Be honest with the user, though — the value still returns to you as
plaintext in the tool response. For long-lived or high-value secrets,
use the secret field with a target instead (below) so the value
never enters the conversation.
When a value must NOT pass through this conversation — a credential the
user pastes that should land in a file, not your transcript — use a
secret field with a target. Any input field may carry target; for a
secret field the value is write-only: aiui writes it to the file and
returns only {written, target, bytes}, never the value.
{ "kind": "secret", "name": "pat", "label": "GitHub PAT für byte5ai",
"target": { "mode": "create", "path": "~/.github_tokens/byte5ai",
"perm": "0600", "overwrite": true } }mode: "create"— write the raw value. Needsoverwrite: trueto replace an existing file (a path typo otherwise fails loudly rather than clobbering).mode: "substitute"— replace aplaceholderthat occurs exactly once in an existing file (format-agnostic: YAML/TOML/INI/env). 0 or >1 matches → error, never a partial or wrong write. Pick a distinctive sentinel that cannot collide with real file content — e.g.__AIUI_SECRET_GITHUB_PAT__, never a common word likeTOKENorX. The exactly-once rule is the safety net (a colliding placeholder errors instead of being misapplied), but a distinctive sentinel makes the match unambiguous in the first place.- Destination is always your own host — an aiui module already runs
there (the native app for a local session, the bridge on a remote SSH
session), and it performs the write as a plain local file operation.
So
createandsubstitutebehave identically local and remote (the entered value reaches that module over aiui's own channel, never via the agent). You cannot target a foreign host; the user sees the resolved path and approves it by submitting. - Errors come back as
{written:false, error}— no silent success.

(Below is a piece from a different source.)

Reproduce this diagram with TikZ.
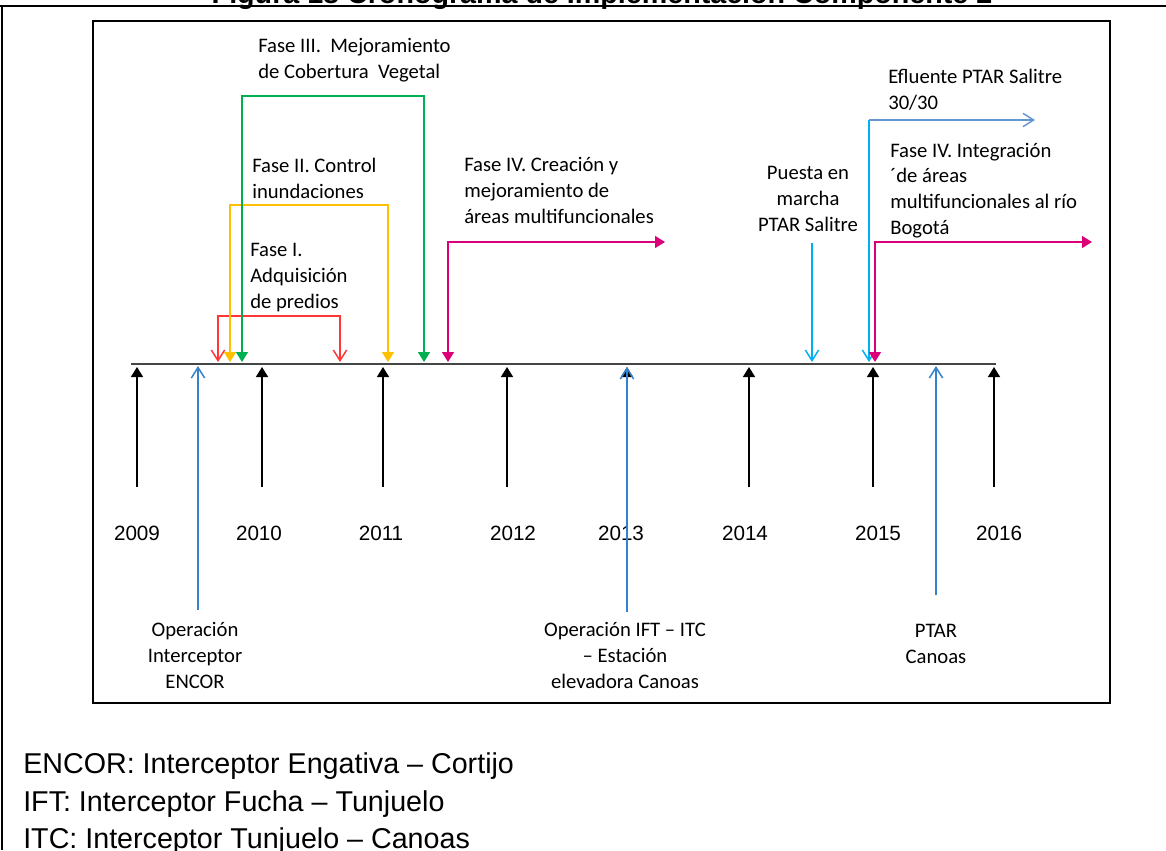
\documentclass[tikz,border=0pt]{standalone}
\usepackage{fontspec}
\setmainfont{Carlito}
\newfontfamily\arialfont{Liberation Sans}
\usetikzlibrary{arrows.meta}

\definecolor{faseone}{RGB}{255,55,55}
\definecolor{fasetwo}{RGB}{255,192,0}
\definecolor{fasethree}{RGB}{0,176,80}
\definecolor{fasefour}{RGB}{220,0,120}
\definecolor{salitreblue}{RGB}{0,176,240}
\definecolor{opblue}{RGB}{50,130,205}
\definecolor{efblue}{RGB}{100,150,210}
\definecolor{axisgray}{RGB}{70,70,70}

\begin{document}
\begin{tikzpicture}[
    x=0.75pt, y=-0.75pt,
    % multi-line nodes: anchor base = baseline of the last line
    phasetext/.style={font=\fontsize{15.5}{19.2}\selectfont, align=left, inner sep=0pt, anchor=base west},
    eventtext/.style={font=\fontsize{15.5}{19.2}\selectfont, align=center, inner sep=0pt, anchor=base},
    yeartext/.style={font=\arialfont\fontsize{15.5}{18}\selectfont, inner sep=0pt, anchor=base},
    legendtext/.style={font=\arialfont\fontsize{21.5}{26}\selectfont, inner sep=0pt, anchor=base west},
    filledtip/.style={-{Triangle[length=7.5pt,width=9pt]}},
    bothfilled/.style={{Triangle[length=7.5pt,width=9pt]}-{Triangle[length=7.5pt,width=9pt]}},
    opentip/.style={-{Straight Barb[length=8pt,width=10pt]}},
    bothopen/.style={{Straight Barb[length=8pt,width=10pt]}-{Straight Barb[length=8pt,width=10pt]}},
    conn/.style={line width=1.1pt},
]
\useasboundingbox (0,0) rectangle (1166,850);

% Title (cut by the page)
\begin{scope}
\clip (0,0) rectangle (1166,850);
\node[font=\arialfont\bfseries\fontsize{21.5}{26}\selectfont, inner sep=0pt, anchor=base] (title) at (602,3)
  {Figura 18 Cronograma de Implementación Componente 2};
\end{scope}

% Frames
\draw[line width=1.6pt] (0,6) -- (1166,6);
\draw[line width=1.6pt] (2,6) -- (2,850);
\draw[line width=2.2pt] (93,21) rectangle (1110,703);

% Time axis
\coordinate (axisL) at (131,364);
\coordinate (axisR) at (996,364);
\draw[line width=1.5pt, axisgray] (axisL) -- (axisR);

% Years
\foreach \yr/\tx/\lx in {2009/137/137, 2010/262/259, 2011/383/381, 2012/507/513,
                          2013/627/621, 2014/749/745, 2015/873/878, 2016/994/999}{
  \coordinate (foot\yr) at (\tx,487);
  \coordinate (head\yr) at (\tx,367);
  \draw[conn, black, filledtip] (foot\yr) -- (head\yr);
  \node[yeartext] (y\yr) at (\lx,540) {\yr};
}

% Fase I
\node[phasetext] (faseI) at (250,308) {Fase I.\\Adquisición\\de predios};
\coordinate (fIa) at (218,362);
\coordinate (fIb) at (340,362);
\coordinate (fItop) at (279,316);
\draw[conn, faseone, bothopen] (fIa) |- (fItop) -| (fIb);

% Fase II
\node[phasetext] (faseII) at (252,198) {Fase II. Control\\inundaciones};
\coordinate (fIIa) at (230,362);
\coordinate (fIIb) at (388,362);
\coordinate (fIItop) at (309,205);
\draw[conn, fasetwo, bothfilled] (fIIa) |- (fIItop) -| (fIIb);

% Fase III
\node[phasetext] (faseIII) at (258,78) {Fase III.\ \ Mejoramiento\\de Cobertura\ \ Vegetal};
\coordinate (fIIIa) at (242,362);
\coordinate (fIIIb) at (424,362);
\coordinate (fIIItop) at (333,96);
\draw[conn, fasethree, bothfilled] (fIIIa) |- (fIIItop) -| (fIIIb);

% Fase IV creacion
\node[phasetext] (faseIV) at (464,223) {Fase IV.\ Creación y\\mejoramiento de\\áreas multifuncionales};
\coordinate (fIVa) at (448,362);
\coordinate (fIVb) at (665,242);
\draw[conn, fasefour, bothfilled] (fIVa) |- (fIVb);

% Puesta en marcha PTAR Salitre
\node[eventtext] (salitre) at (808,231) {Puesta en\\marcha\\PTAR Salitre};
\coordinate (salA) at (812,243);
\coordinate (salB) at (812,362);
\draw[conn, salitreblue, opentip] (salA) -- (salB);

% Efluente PTAR Salitre
\node[phasetext] (efluente) at (888,109) {Efluente PTAR Salitre\\30/30};
\coordinate (efCorner) at (869,120);
\coordinate (efA) at (869,362);
\coordinate (efB) at (1035,120);
\draw[conn, salitreblue, opentip] (efCorner) -- (efA);
\draw[conn, efblue, opentip] (efCorner) -- (efB);

% Fase IV integracion
\node[phasetext] (integra) at (890,234) {Fase IV.\ Integración\\´de áreas\\multifuncionales al río\\Bogotá};
\coordinate (fIVc) at (875,362);
\coordinate (fIVd) at (1092,242);
\draw[conn, fasefour, bothfilled] (fIVc) |- (fIVd);

% Bottom events
\node[eventtext] (encor) at (195,688) {Operación\\Interceptor\\ENCOR};
\coordinate (encorA) at (198,610);
\coordinate (encorB) at (198,366);
\draw[conn, opblue, opentip] (encorA) -- (encorB);

\node[eventtext] (ift) at (625,688) {Operación IFT -- ITC\\-- Estación\\elevadora Canoas};
\coordinate (iftA) at (627,612);
\coordinate (iftB) at (627,367);
\draw[conn, opblue, opentip] (iftA) -- (iftB);

\node[eventtext] (canoas) at (936,663) {PTAR\\Canoas};
\coordinate (canA) at (936,595);
\coordinate (canB) at (936,366);
\draw[conn, opblue, opentip] (canA) -- (canB);

% Legend
\node[legendtext] (legENCOR) at (23,773) {ENCOR: Interceptor Engativa – Cortijo};
\node[legendtext] (legIFT) at (23,811) {IFT: Interceptor Fucha – Tunjuelo};
\node[legendtext] (legITC) at (23,848) {ITC: Interceptor Tunjuelo – Canoas};

\end{tikzpicture}
\end{document}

Why it exists: it replaces the fragile "guess a shell one-liner to stash a token" pattern with a native dialog + a correct, atomic write whose target the user sees first. It's a QoL + confused-deputy guard, not a hard guarantee the agent can't read the value some other way — for that, the user still types it themselves outside any agent path.
| Slop | Clean |
|---|---|
confirm(title="Are you sure?") |
confirm(title="Drop table 'orders'?", destructive=True, message="18,432 rows will be removed.") |
ask(question="Choose one", options=[{"label": "Option 1"}, …]) |
ask(question="Which migration strategy?", options=[{"label":"In-place","description":"Fast, no rollback."}, …]) |
form with 15 text fields |
Split into logical steps, or push back to chat entirely |
| Button labels "OK" / "Cancel" | "Deploy" / "Discard" — name what happens |
static_text echoing the title |
static_text adds context the labels can't carry alone |
image(src="./shot.png") (relative path — undefined cwd) |
image(src="/Users/me/shot.png") — absolute, the bridge reads it locally |
Writing base64 to a tempfile, cat-ing it through bash to build the tool call |
Pass the path as src and let the bridge encode, or build the data: URL directly in your runtime — never via shell pipes |
aiui.form(
title="New feature draft",
header="Discovery",
fields=[
{"kind": "text", "name": "job", "label": "User job",
"multiline": True, "required": True},
{"kind": "select", "name": "scope", "label": "Scope",
"options": [{"label": "Quick win", "value": "qw"},
{"label": "Feature", "value": "f"},
{"label": "Epic", "value": "e"}],
"default": "f"},
{"kind": "list", "name": "stakeholders", "label": "Stakeholders",
"items": [{"label": "Product", "value": "prod"},
{"label": "Design", "value": "design"},
{"label": "Engineering", "value": "eng"}],
"selectable": True, "multi_select": True,
"default_selected": ["prod", "eng"]},
{"kind": "date", "name": "deadline", "label": "Target date"},
],
actions=[
{"label": "Cancel", "value": "cancel", "skip_validation": True},
{"label": "Save draft", "value": "draft", "skip_validation": True},
{"label": "Create", "value": "commit", "primary": True},
],
)Response: {cancelled: false, action: "commit", values: {job: "…", scope: "f", stakeholders: {selected: [...], order: [...]}, deadline: "…"}}.